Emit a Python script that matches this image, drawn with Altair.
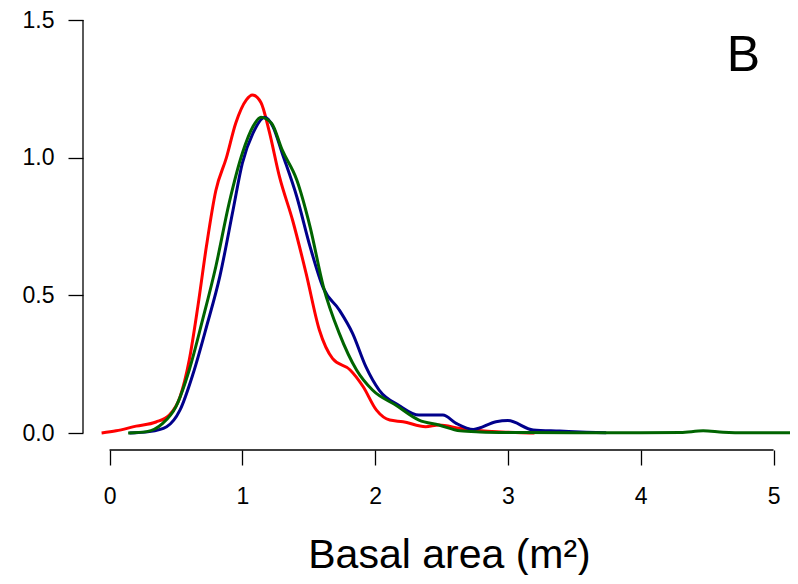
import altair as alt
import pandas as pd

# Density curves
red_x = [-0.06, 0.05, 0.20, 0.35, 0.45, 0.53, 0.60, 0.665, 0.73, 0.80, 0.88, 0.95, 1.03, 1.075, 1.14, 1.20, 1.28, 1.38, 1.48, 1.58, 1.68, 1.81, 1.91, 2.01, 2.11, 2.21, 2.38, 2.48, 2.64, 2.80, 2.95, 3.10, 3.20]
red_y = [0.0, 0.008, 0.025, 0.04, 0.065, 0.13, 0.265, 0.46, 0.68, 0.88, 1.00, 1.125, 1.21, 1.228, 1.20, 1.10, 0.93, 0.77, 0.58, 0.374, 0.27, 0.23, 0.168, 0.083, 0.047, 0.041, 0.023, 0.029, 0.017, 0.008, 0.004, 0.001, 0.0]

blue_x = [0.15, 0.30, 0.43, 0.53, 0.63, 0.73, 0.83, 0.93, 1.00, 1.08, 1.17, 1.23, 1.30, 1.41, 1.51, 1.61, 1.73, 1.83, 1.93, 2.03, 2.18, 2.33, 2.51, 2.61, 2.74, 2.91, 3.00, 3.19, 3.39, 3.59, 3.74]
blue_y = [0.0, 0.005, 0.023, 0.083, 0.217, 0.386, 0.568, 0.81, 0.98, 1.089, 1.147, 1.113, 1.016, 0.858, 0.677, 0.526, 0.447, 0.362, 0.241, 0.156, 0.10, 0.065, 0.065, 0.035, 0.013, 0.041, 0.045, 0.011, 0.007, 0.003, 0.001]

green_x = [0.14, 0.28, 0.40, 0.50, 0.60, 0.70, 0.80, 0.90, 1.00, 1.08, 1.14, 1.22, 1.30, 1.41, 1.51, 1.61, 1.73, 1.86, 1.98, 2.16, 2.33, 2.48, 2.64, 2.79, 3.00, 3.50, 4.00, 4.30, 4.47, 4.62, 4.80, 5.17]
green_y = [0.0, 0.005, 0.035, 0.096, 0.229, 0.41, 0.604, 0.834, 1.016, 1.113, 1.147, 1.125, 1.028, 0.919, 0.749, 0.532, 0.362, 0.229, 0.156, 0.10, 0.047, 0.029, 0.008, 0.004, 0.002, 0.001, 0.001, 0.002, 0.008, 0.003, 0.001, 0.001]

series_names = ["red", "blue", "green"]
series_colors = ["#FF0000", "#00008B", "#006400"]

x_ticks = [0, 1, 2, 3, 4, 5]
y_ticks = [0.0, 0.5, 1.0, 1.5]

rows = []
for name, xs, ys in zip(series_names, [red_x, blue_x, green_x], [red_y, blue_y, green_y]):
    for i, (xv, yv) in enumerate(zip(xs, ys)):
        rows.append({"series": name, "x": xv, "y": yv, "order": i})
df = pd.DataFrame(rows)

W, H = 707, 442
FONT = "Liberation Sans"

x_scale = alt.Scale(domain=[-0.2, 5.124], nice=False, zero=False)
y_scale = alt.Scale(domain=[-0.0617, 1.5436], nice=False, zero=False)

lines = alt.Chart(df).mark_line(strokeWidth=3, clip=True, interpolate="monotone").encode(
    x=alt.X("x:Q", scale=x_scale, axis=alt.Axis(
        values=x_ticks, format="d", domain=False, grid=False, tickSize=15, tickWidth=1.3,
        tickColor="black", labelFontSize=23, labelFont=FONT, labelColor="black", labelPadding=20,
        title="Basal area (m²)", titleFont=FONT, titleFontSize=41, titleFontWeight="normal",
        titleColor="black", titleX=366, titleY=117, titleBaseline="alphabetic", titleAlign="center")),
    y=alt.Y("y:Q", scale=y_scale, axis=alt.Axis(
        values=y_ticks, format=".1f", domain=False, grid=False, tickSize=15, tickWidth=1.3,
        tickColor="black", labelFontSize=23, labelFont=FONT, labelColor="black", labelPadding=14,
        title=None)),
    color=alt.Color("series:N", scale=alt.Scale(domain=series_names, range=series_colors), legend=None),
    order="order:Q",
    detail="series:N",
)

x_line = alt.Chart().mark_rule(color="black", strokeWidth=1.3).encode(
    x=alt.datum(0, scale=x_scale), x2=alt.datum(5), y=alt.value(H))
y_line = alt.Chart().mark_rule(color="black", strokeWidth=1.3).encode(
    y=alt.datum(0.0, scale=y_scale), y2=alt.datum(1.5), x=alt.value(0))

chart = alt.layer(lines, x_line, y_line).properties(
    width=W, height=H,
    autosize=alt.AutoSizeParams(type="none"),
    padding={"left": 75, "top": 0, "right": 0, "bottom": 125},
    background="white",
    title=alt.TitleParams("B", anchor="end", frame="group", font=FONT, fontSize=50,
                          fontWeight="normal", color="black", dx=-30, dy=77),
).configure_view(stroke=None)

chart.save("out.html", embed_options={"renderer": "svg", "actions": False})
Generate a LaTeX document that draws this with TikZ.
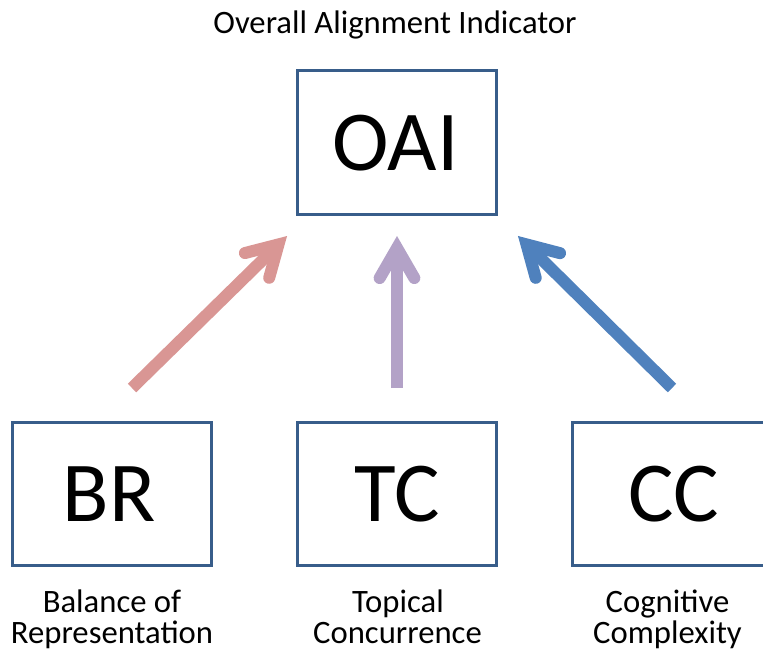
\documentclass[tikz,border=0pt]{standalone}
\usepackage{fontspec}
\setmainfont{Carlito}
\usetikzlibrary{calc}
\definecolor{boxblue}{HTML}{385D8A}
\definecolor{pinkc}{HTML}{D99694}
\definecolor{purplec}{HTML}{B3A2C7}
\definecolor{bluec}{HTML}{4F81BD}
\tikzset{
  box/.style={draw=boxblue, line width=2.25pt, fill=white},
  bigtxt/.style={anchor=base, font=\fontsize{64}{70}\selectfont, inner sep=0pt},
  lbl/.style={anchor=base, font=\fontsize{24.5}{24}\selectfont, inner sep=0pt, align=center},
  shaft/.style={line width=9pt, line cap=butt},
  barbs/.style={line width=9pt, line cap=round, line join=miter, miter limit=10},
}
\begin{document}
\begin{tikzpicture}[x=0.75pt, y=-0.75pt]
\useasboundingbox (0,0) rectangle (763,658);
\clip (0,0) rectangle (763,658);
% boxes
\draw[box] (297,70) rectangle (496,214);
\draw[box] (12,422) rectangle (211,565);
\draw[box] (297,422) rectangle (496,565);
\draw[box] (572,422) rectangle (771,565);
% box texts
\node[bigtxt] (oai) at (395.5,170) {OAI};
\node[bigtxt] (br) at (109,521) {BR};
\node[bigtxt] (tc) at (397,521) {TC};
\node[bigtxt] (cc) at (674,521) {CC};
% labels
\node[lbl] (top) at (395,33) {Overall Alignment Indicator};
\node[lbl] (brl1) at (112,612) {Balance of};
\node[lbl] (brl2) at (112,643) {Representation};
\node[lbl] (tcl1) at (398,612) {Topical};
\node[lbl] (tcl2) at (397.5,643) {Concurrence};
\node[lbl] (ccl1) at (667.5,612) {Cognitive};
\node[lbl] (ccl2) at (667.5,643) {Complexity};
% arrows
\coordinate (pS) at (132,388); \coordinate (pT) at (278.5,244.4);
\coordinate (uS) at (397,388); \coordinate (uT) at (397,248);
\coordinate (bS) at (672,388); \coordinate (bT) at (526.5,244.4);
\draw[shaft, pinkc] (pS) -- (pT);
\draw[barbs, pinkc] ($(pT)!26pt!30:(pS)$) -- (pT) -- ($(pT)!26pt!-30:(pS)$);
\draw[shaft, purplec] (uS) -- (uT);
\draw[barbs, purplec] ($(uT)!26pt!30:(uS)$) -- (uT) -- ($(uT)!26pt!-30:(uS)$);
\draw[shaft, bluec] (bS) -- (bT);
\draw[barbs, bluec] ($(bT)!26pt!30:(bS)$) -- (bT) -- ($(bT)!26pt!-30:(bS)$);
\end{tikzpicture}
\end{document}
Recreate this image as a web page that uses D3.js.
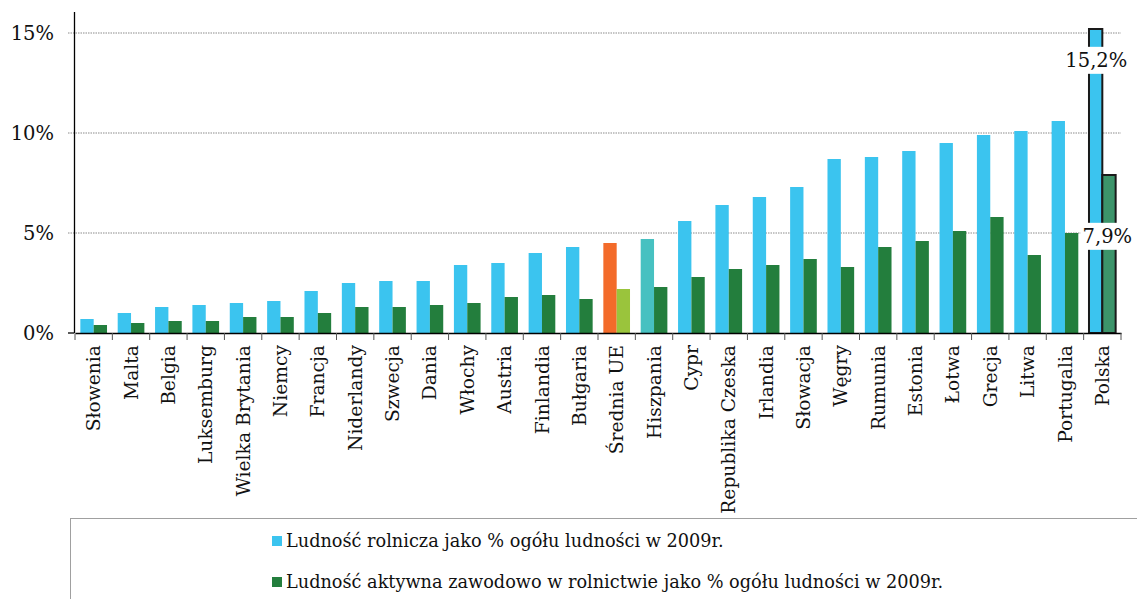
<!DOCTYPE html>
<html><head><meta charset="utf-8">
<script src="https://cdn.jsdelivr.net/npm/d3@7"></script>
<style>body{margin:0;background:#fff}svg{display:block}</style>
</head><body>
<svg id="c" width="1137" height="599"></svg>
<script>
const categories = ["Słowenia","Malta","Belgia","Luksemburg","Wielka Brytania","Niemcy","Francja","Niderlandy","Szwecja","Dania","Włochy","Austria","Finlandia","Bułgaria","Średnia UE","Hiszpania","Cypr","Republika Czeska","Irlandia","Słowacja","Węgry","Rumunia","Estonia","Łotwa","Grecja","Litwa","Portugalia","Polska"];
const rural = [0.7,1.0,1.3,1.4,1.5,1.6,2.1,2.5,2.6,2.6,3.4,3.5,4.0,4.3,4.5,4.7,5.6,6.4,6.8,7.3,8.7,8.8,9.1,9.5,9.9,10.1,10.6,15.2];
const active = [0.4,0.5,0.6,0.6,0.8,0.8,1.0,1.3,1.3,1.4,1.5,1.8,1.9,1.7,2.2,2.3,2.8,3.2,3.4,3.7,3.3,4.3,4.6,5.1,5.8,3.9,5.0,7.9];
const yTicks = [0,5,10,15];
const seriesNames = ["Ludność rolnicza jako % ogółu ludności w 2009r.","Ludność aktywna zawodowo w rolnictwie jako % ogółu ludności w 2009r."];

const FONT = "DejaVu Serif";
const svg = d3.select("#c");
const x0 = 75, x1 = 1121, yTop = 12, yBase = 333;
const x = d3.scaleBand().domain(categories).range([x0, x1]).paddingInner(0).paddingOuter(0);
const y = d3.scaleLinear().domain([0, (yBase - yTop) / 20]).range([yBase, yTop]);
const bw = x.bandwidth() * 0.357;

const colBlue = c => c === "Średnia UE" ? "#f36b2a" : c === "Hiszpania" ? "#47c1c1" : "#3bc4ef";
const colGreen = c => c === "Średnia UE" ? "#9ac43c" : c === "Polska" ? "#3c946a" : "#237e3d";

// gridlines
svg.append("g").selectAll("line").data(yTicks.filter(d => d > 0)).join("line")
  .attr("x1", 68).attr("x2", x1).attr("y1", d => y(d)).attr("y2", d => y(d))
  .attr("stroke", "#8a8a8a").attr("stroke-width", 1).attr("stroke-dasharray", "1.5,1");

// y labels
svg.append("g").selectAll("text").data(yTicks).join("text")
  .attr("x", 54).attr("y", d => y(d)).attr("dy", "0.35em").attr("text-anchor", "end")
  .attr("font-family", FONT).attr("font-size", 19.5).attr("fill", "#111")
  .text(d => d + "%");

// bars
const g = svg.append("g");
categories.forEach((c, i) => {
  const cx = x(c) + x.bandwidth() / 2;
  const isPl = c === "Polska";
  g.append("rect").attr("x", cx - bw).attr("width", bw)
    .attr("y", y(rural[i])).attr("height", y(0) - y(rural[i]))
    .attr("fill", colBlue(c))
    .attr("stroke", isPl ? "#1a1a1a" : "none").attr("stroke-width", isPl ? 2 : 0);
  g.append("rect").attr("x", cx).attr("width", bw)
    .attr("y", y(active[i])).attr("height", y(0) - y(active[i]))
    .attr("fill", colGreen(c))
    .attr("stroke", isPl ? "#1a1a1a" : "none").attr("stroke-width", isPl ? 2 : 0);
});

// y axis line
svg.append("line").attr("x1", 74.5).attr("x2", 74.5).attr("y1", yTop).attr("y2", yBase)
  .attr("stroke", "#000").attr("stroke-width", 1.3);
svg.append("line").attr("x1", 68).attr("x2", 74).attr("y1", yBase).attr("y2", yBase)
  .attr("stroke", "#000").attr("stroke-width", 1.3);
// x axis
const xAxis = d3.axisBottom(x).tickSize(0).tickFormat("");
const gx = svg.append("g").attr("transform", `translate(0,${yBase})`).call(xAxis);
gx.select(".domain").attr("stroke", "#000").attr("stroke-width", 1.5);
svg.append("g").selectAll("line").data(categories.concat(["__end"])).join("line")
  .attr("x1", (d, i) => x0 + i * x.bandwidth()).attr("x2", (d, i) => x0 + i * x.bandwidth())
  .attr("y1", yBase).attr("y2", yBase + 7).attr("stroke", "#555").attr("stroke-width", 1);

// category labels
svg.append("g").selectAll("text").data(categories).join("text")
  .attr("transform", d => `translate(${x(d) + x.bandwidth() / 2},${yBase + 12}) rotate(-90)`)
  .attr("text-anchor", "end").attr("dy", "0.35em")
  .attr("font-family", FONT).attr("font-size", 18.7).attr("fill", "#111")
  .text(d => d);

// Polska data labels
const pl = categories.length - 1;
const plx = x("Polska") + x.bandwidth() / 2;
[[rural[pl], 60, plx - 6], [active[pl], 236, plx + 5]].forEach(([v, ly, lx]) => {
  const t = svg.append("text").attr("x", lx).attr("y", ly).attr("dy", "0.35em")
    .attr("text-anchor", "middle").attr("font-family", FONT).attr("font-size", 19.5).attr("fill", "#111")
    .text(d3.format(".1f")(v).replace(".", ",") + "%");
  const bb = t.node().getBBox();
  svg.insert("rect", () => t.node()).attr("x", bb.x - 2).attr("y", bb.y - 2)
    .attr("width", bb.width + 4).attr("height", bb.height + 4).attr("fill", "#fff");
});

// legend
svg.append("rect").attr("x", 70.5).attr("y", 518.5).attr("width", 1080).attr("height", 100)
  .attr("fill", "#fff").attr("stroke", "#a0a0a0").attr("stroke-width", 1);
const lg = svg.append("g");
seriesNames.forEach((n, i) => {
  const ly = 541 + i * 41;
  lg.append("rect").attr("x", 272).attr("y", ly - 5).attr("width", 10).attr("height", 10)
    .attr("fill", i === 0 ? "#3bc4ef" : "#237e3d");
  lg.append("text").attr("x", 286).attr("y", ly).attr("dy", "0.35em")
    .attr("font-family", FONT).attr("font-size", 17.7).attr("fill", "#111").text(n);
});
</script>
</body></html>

═══

EXERCISE PROMPT: Restate word for word every line from the top of the entries above to the line with "import pandas as pd", inclusive, and skip any pictures.

SOLUTION TO THIS TASK:
Emit a Python script that matches this image, drawn with Altair.
import altair as alt
import pandas as pd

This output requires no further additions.